Rozmówca PAP mówi o innych potencjalnych zastosowaniach badań, które będzie koordynował. "Zdarza się, że jakaś ważna wiadomość, np. o luce w oprogramowaniu lub o usterce samochodu, jest zagłuszana, a nawet blokowana w przestrzeni informacyjnej. Społeczeństwo ma prawo do pełnej informacji" - stwierdza badacz. Przyznaje, że badania mogłyby też pomóc w analizie wiadomości fałszywych, np. pseudonaukowych, które mogą przynieść szkody społeczeństwu. "Lepsze rozpoznanie mechanizmów propagacji informacji w różnych mediach pozwoli na zrozumienie przyczyn masowego rozchodzenia się szkodliwych plotek np. o tzw. cudownych lekach lub innych pseudonaukowych odkryciach" - oznajmił fizyk.

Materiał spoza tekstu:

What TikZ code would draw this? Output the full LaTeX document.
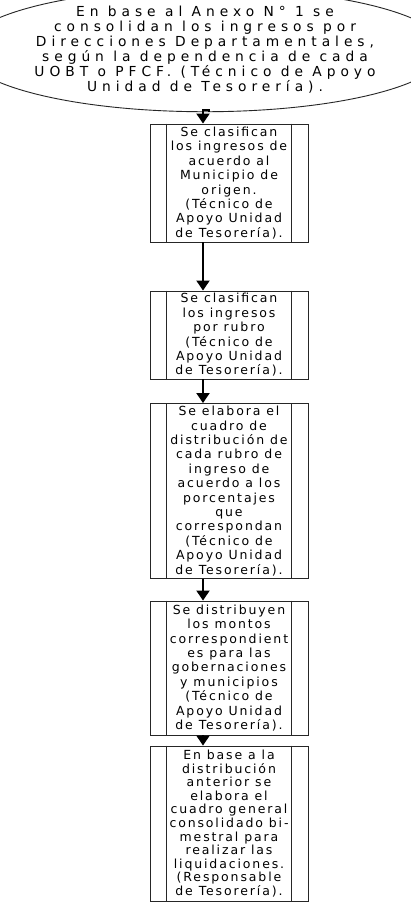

W projekcie oprócz Politechniki Warszawskiej udział wezmą: Uniwersytet Stanforda (USA), Institut Jozef Stefan (Słowenia), Politechnika Wrocławska, Słoweńska Agencja Prasowa, Rensselaer Polytechnic Institute (USA) i Nanyang Technological University (Singapur). Koszt projektu to ponad 1,3 mln euro. Program MARIE SKŁODOWSKA-CURIE RESEARCH AND INNOVATION STAFF EXCHANGE (MSCA-RISE) umożliwia finansowanie współpracy uczonych z UE i krajów pozaeuropejskich oraz przekazywanie wiedzy między ośrodkami akademickimi i partnerami biznesowymi. Przewidywanych jest m.in. 98 miesięcy pobytu pracowników i doktorantów PW w instytucjach partnerskich oraz 13 miesięcy pobytu partnerów na PW.
To nie pierwszy projekt koordynowany przez prof. Janusza Hołysta dotyczący rozprzestrzeniania się informacji w mediach. Jego poprzedni projekt "Cyberemotions" dotyczył rozprzestrzeniania się emocji w sieci, m.in. w internetowych komentarzach.